____ DATA ROWS
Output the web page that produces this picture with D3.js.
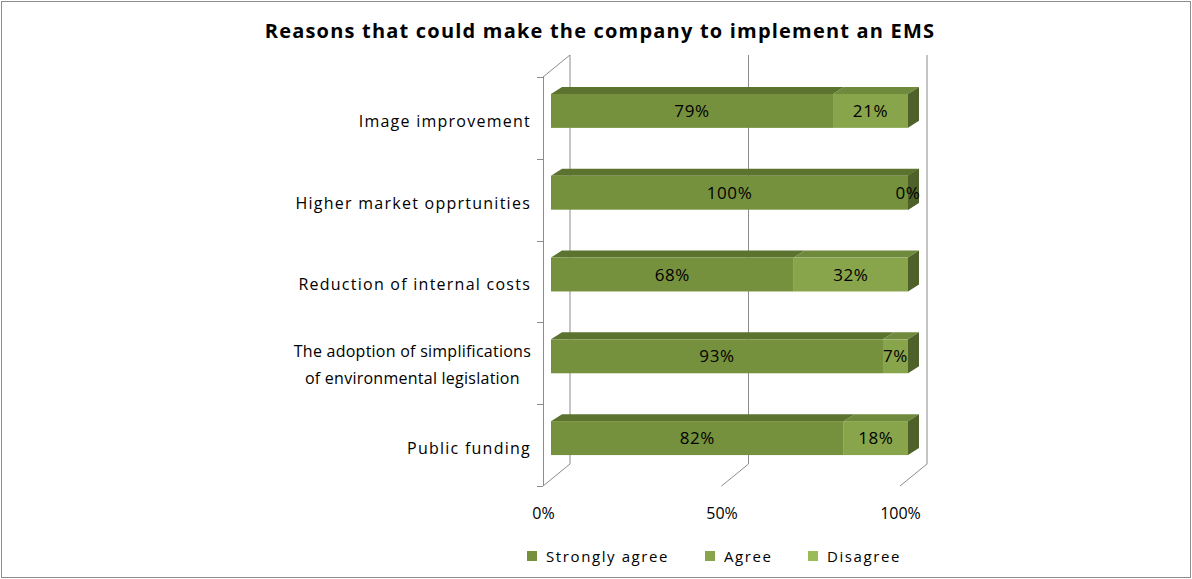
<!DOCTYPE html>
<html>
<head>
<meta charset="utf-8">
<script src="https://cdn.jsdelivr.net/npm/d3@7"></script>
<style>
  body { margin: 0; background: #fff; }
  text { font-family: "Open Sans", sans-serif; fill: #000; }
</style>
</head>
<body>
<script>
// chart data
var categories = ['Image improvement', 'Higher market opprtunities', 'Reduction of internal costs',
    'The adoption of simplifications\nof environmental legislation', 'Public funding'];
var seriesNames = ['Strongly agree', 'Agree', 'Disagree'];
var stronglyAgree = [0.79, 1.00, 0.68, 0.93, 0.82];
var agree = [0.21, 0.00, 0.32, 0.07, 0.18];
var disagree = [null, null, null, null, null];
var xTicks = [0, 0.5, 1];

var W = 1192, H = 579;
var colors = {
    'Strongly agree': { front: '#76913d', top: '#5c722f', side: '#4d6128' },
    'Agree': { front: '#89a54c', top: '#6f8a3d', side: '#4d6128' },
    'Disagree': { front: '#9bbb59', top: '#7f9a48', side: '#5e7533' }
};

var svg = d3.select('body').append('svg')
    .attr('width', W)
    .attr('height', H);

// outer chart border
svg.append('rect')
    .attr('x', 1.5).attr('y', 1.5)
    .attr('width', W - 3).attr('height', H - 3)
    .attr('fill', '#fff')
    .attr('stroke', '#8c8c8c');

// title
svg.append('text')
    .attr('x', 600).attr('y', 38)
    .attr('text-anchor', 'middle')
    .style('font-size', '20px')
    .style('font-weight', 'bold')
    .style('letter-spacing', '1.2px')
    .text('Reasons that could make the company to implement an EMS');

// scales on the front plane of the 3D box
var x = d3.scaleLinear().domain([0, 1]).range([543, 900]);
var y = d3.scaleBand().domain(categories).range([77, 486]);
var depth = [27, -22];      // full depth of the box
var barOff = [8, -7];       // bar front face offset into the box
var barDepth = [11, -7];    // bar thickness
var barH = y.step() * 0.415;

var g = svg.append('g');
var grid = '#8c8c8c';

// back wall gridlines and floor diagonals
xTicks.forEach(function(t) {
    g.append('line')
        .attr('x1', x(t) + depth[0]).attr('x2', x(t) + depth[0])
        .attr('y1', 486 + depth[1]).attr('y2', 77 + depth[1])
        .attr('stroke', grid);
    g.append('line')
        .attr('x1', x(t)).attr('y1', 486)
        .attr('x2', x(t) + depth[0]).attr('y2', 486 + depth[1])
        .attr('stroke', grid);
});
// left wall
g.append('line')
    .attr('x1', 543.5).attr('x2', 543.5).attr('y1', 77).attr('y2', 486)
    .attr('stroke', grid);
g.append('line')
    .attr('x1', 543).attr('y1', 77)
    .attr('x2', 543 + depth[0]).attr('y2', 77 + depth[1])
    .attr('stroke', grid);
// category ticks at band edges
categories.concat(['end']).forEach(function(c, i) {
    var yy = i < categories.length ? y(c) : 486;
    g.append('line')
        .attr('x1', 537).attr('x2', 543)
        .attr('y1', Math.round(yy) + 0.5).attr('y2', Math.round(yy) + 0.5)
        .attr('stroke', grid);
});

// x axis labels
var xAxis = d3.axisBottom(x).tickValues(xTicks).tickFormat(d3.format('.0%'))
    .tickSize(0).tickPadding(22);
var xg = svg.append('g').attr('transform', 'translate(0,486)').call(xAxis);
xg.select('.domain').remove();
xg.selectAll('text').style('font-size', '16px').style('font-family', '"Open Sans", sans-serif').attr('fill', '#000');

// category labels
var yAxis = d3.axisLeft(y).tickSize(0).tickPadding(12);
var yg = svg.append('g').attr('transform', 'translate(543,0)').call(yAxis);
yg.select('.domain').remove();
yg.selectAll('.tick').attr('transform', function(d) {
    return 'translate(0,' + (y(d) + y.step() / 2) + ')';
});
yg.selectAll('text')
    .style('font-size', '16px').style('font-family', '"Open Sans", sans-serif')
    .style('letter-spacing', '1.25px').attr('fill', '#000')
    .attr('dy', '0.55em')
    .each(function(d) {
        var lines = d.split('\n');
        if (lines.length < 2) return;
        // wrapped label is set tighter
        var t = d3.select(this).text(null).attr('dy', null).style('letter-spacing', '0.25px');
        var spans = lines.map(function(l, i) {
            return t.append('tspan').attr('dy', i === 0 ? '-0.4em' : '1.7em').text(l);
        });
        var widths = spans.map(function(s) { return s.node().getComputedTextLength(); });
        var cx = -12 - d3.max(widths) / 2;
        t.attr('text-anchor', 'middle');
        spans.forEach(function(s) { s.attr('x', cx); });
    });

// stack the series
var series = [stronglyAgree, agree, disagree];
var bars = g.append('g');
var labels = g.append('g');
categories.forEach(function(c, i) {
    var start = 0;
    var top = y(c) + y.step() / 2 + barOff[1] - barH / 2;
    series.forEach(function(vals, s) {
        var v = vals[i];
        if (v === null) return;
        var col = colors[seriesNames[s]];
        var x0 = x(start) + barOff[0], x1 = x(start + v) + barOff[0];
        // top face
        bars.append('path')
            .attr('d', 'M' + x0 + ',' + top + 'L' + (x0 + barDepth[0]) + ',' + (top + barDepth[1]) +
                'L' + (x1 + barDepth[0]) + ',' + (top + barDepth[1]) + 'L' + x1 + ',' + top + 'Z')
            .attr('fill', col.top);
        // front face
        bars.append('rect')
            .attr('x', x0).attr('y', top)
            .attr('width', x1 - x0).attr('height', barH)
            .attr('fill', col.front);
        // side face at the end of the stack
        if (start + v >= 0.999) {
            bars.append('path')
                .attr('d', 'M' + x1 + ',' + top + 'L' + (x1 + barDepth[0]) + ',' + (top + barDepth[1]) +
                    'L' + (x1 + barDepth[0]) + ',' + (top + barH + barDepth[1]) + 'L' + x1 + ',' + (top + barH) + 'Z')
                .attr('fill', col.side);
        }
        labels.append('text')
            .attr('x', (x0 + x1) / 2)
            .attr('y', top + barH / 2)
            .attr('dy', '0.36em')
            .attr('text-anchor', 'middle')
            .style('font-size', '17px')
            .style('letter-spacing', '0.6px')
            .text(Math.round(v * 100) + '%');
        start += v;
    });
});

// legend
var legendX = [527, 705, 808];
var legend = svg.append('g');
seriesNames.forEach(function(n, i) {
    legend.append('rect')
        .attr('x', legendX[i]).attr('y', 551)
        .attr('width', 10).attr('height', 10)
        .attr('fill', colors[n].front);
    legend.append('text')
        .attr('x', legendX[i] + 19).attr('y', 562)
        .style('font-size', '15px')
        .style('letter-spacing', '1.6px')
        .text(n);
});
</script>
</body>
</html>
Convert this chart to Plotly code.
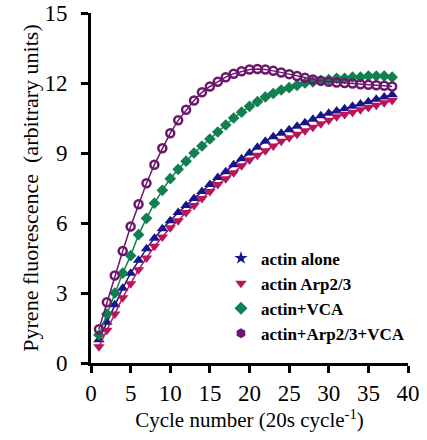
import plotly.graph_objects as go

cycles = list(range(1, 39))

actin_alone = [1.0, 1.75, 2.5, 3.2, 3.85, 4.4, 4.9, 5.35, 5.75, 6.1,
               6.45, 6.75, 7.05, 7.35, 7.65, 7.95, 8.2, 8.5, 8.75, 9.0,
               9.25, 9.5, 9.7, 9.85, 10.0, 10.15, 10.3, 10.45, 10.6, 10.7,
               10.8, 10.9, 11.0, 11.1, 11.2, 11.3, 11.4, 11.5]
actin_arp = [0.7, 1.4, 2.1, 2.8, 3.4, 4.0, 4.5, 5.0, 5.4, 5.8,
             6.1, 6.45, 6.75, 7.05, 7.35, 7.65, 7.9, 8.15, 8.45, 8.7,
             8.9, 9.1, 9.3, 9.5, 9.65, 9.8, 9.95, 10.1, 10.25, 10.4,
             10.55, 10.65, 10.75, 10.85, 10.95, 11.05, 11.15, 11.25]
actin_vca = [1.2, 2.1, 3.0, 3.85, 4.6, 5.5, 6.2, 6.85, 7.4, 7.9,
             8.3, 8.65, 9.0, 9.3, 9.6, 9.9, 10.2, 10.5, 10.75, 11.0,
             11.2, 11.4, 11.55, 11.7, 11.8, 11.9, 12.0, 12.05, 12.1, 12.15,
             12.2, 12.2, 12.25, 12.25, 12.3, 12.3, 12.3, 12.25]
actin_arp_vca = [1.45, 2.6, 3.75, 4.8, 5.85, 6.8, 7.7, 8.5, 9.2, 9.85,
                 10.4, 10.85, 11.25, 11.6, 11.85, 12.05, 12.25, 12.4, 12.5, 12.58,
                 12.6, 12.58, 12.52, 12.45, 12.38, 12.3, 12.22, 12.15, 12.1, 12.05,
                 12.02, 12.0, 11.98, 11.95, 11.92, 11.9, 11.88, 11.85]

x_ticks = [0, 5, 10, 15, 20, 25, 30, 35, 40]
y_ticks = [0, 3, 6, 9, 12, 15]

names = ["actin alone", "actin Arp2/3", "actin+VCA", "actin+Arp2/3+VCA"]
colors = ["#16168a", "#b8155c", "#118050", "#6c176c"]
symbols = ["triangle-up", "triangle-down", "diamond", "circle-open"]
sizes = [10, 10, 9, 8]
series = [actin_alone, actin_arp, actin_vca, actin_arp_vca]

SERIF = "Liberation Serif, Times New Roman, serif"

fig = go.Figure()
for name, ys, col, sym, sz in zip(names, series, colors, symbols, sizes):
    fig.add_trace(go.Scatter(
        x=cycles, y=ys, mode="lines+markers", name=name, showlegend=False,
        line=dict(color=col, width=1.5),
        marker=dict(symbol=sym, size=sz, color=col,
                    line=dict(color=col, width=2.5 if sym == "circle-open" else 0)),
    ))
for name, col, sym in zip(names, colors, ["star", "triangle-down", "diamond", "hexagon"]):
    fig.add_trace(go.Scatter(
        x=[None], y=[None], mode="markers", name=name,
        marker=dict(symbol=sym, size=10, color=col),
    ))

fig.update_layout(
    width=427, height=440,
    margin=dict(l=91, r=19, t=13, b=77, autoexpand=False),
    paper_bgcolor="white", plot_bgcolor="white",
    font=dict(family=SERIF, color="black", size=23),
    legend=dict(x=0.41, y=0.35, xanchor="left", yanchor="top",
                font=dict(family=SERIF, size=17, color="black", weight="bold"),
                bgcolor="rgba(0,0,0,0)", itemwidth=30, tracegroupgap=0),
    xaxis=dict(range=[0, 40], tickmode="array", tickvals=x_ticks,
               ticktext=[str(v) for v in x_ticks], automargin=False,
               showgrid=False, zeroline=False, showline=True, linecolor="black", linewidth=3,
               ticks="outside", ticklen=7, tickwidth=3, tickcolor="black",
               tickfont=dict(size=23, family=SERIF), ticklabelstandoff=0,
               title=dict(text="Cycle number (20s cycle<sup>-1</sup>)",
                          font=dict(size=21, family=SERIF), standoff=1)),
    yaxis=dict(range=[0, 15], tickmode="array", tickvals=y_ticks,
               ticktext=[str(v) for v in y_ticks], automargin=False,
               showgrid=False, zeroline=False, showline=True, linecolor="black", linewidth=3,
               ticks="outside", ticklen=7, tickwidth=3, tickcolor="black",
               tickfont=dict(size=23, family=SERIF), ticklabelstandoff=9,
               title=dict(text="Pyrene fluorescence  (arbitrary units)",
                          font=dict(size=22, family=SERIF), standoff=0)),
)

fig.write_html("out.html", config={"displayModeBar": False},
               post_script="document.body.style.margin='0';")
________
- [EXERCISE DETAILS]: Pull out only the lines from the one with "Convert this chart to Plotly code." up to and including the one with "cycles = list(range(1, 39))", and drop any pictures along the way.

- [WRITTEN RESPONSE]:
Convert this chart to Plotly code.
import plotly.graph_objects as go

cycles = list(range(1, 39))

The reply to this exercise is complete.